FreeRTOS tick halts during PFLASH write, resumes after ~40 sec (STM0_TIM0 match) on AURIX TC3xx

Hi all,

We’re using FreeRTOS on an Infineon AURIX TC3xx (TriCore) device. Our application has periodic tasks running at 5ms, 10ms, and 20ms, and we also perform PFLASH memory operations (erase/write) from a task.

Here’s the issue we’re seeing:

  • After a PFLASH operation (e.g., eraseMultipleSectors()), the FreeRTOS xTickCount stops updating.

  • All periodic tasks that depend on vTaskDelay() or vTaskDelayUntil() also halt.

  • However, the Idle Task continues to run, which means the system is not entirely stalled.

  • After approximately 40 seconds, the tick and periodic tasks resume automatically.

  • We observed that STM0_TIM0 (system timer) reaches 0x10000000 right before the system resumes.


System Configuration:

#define configCPU_CLOCK_HZ              ( ( unsigned long ) 300000000UL ) // 300 MHz
#define configSTM_CLOCK_HZ              ( 100000000 )                     // 100 MHz
#define configTICK_RATE_HZ              ( ( TickType_t ) 1000UL )         // 1 kHz (1 ms tick)

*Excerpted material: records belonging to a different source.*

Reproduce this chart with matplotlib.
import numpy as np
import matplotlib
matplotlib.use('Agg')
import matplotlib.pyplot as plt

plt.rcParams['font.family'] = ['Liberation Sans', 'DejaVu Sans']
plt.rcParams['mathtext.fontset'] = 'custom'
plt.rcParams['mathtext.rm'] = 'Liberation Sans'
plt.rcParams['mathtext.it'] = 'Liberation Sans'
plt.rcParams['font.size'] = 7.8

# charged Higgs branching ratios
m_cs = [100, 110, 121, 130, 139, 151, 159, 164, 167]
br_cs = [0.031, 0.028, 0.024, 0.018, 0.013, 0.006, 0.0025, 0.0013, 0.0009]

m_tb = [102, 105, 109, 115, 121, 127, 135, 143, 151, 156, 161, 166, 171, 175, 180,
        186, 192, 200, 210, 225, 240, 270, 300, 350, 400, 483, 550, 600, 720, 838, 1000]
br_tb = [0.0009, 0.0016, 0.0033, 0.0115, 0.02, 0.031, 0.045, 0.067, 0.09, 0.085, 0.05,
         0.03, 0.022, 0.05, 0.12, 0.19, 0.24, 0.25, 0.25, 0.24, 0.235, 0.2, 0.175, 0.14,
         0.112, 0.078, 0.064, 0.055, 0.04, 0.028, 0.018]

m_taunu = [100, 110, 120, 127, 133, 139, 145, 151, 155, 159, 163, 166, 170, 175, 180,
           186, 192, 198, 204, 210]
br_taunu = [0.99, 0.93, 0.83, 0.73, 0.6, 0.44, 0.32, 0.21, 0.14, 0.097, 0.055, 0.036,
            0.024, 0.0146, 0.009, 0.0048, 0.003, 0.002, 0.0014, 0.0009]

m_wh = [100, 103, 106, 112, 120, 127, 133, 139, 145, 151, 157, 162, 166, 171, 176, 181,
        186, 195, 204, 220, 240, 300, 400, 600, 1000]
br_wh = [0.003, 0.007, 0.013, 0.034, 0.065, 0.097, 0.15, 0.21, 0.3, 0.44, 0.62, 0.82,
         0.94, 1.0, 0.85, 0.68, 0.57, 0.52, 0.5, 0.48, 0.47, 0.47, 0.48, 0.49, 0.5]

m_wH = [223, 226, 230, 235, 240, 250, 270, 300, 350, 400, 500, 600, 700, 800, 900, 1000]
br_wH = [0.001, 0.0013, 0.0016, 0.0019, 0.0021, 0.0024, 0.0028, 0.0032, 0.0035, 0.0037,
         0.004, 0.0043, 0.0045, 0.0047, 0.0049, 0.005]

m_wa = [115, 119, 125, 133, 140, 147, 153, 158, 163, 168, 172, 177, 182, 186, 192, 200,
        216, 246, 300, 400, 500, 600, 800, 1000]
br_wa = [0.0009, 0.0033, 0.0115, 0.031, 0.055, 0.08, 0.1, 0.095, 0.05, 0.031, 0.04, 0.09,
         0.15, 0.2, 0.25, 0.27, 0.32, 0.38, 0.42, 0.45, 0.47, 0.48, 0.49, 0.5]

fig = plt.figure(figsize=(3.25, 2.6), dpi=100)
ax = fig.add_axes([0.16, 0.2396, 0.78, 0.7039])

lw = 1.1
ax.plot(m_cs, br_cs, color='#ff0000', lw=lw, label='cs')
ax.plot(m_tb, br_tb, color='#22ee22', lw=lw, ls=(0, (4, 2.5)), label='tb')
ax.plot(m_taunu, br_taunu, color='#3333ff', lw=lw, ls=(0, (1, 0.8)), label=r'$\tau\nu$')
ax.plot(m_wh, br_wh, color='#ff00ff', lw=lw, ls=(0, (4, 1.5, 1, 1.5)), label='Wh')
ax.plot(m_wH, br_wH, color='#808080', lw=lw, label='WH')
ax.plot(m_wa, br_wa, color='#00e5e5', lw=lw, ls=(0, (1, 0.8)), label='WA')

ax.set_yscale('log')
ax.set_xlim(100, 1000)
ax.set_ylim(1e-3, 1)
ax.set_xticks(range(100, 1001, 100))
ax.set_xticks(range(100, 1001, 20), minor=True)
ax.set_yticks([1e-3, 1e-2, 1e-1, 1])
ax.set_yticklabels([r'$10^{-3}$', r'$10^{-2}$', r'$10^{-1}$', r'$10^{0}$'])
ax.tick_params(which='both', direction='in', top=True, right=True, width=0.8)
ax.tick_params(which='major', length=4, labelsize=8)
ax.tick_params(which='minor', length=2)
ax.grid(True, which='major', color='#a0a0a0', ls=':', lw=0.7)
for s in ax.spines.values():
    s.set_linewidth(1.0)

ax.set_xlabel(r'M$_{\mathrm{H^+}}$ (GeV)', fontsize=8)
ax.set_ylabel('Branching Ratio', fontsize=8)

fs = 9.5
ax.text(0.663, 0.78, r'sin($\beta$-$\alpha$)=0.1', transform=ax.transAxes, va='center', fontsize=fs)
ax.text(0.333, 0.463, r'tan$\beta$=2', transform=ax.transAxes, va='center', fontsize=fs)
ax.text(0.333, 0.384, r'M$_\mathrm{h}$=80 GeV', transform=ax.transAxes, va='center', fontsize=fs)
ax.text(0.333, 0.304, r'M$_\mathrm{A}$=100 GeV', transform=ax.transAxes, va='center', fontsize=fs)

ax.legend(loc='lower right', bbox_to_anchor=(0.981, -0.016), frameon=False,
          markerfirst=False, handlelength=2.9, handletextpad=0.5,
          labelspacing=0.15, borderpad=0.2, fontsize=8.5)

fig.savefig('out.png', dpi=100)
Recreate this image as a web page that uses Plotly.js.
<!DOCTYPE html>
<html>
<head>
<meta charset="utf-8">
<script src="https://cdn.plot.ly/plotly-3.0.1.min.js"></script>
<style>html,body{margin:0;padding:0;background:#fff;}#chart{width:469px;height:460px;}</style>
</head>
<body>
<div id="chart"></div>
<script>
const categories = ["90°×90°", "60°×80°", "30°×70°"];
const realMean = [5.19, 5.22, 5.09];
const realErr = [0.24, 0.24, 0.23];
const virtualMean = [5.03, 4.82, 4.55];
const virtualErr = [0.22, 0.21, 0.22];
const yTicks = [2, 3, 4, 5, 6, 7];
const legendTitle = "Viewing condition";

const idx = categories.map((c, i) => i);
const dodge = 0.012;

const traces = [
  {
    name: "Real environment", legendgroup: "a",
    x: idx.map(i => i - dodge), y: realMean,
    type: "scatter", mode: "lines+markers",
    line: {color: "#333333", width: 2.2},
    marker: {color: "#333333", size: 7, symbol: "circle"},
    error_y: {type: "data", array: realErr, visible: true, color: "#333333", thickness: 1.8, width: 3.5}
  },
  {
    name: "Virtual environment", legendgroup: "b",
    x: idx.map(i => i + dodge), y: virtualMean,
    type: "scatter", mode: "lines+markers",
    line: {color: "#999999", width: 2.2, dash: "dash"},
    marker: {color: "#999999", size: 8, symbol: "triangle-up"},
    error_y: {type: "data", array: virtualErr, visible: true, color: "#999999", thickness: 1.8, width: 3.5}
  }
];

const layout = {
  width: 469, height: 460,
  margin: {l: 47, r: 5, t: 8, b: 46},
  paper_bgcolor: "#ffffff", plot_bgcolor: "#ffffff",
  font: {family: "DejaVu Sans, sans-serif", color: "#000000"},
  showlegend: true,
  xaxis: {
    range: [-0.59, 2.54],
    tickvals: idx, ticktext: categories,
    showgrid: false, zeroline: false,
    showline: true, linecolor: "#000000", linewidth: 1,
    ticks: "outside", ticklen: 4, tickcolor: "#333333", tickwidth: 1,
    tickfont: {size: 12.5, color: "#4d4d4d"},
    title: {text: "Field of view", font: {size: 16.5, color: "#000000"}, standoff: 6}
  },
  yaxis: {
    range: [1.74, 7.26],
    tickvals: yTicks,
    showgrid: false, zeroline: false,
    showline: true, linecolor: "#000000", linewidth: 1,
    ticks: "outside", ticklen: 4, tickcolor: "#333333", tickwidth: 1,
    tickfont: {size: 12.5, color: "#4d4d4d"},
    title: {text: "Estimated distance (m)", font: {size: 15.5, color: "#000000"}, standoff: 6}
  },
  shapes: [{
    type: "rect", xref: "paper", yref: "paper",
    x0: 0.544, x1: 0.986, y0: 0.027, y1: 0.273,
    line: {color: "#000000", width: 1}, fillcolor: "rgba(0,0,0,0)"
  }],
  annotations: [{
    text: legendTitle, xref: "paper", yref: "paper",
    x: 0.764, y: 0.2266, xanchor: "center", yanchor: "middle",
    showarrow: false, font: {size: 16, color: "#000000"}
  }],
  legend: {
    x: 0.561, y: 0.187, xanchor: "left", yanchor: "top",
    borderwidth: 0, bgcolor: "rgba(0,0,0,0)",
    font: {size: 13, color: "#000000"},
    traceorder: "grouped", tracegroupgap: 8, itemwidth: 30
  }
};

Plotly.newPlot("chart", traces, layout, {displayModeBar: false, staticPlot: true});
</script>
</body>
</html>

#define configCONTEXT_INTERRUPT_PRIORITY    1
#define configTIMER_INTERRUPT_PRIORITY      2

How to resolve this task should not halt?

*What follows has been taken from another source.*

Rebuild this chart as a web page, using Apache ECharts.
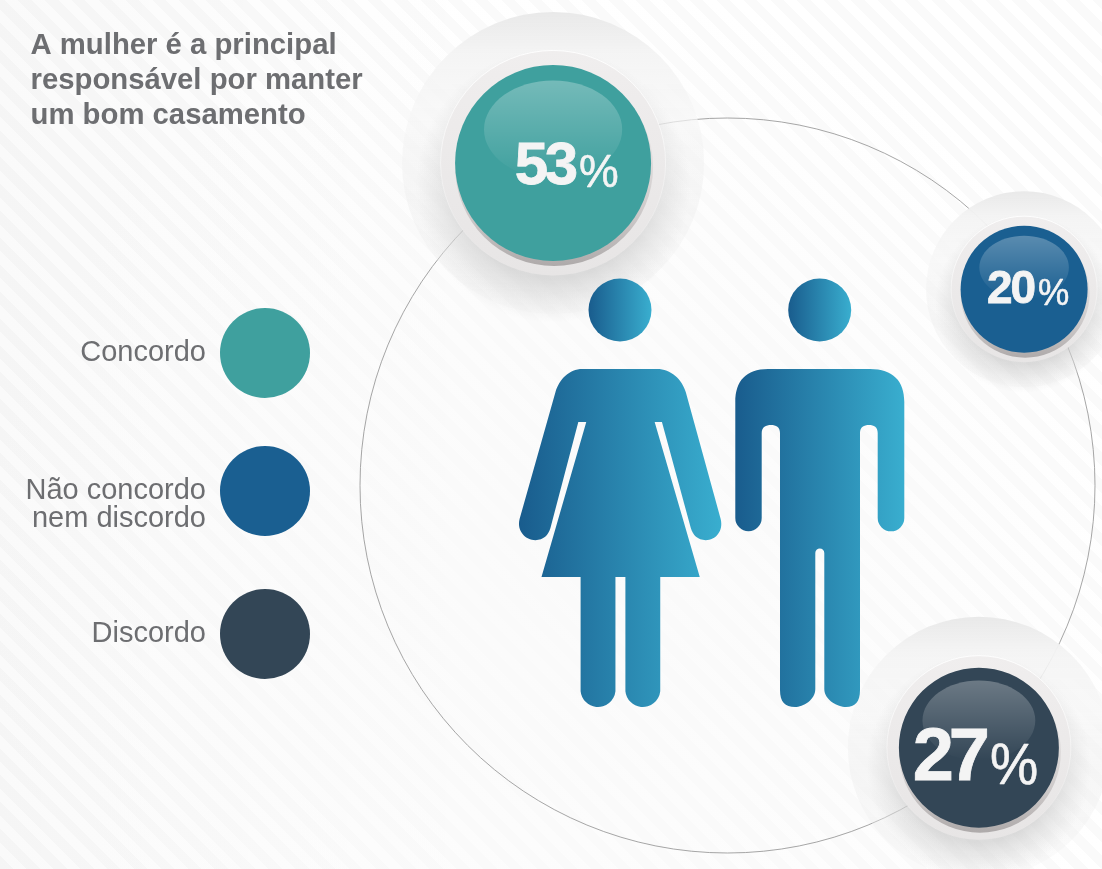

Where does this function eraseMultipleSectors() come from? If it is from Infineon driver, I’d suggest reaching out to them.

Hi,

We’re using FreeRTOS on an Aurix TC3xx microcontroller with the following configuration:

  • 3 periodic tasks: 5ms, 10ms, and 20ms

  • All tasks have the same priority (2)

  • configUSE_PREEMPTION = 1, configUSE_TIME_SLICING = 1

  • Tick rate = 1ms

  • System tick source = STM0 CMP0 interrupt


:red_exclamation_mark: Issue

During a Flash erase + write, we disable interrupts for safety:

boolean interruptState = IfxCpu_disableInterrupts();

status = FlashDriver_EraseFlash(...);
status = FlashDriver_WriteFlash(...);

IfxCpu_restoreInterrupts(interruptState);

This blocks the STM0 tick interrupt, so FreeRTOS misses ticks, and periodic tasks (5ms/10ms/20ms) may drift or get delayed.


:white_check_mark: Temporary Workaround

To compensate, we manually update the STM0 compare value after Flash operations:

IfxStm_updateCompare(
    &MODULE_STM0,
    IfxStm_Comparator_0,
    IfxStm_getLower(&MODULE_STM0) + 0x00000100);  // Advance ~1ms

This prevents tick ISR from being delayed indefinitely, and resumes the system tick timing.

:red_question_mark: What We’re Looking For

  • Is there a better or more accurate way to handle missed ticks due to critical sections like Flash operations?

  • Is this a valid and safe approach for real-time task timing?

During flash operations with interrupts disabled, FreeRTOS’s time effectively pauses since it relies on tick interrupt. However, once you re-enable interrupts, the tick interrupt should start firing and FreeRTOS should continue normal task scheduling.

Does this 40 seconds time include flash operations for which interrupts are disabled?

This is specific to the Infineon hardware and therefore, I’d suggest reaching out to them for most accurate answers.

Maybe a better solution would be to ”fix” the tick timer ISR. With STM0 timer configured in compare mode, the ISR must make sure it sets the next compare value to a value in the future. Right now, your ISR is apparently not doing that. Before your fix, you were having to wait for the 32-bit timer to wrap all the way around. A 100 MHz clock on a 32-bit timer rolls over every ~43 seconds.

Another alternative is to configure the timer to reset its count value at each tick interrupt.

With either of those fixes, you’ll be able to tolerate long interrupt making no matter why you do it.

1 Like

Thanks for the explanation — that makes sense.

Just to add, we are currently updating the compare value using:

IfxStm_updateCompare(
    &MODULE_STM0,
    IfxStm_Comparator_0,
    IfxStm_getLower(&MODULE_STM0) + 0x00000100);  // Advance ~1ms

So we’re advancing the compare value relative to the current timer count, but we’re not resetting STM0_TIM0 in the ISR.

do you see any potential impact on the software with this approach…?

I’m assuming this code runs after you’re done with your long interrupt masking.

One problem with this approach is that the problem will return if you ever add anything else in the future that masks interrupts for longer than 1 msec. Same goes if you ever have a combination of interrupt handlers that happen to execute back to back for longer than 1 msec and block the STM0 ISR for longer than 1 msec.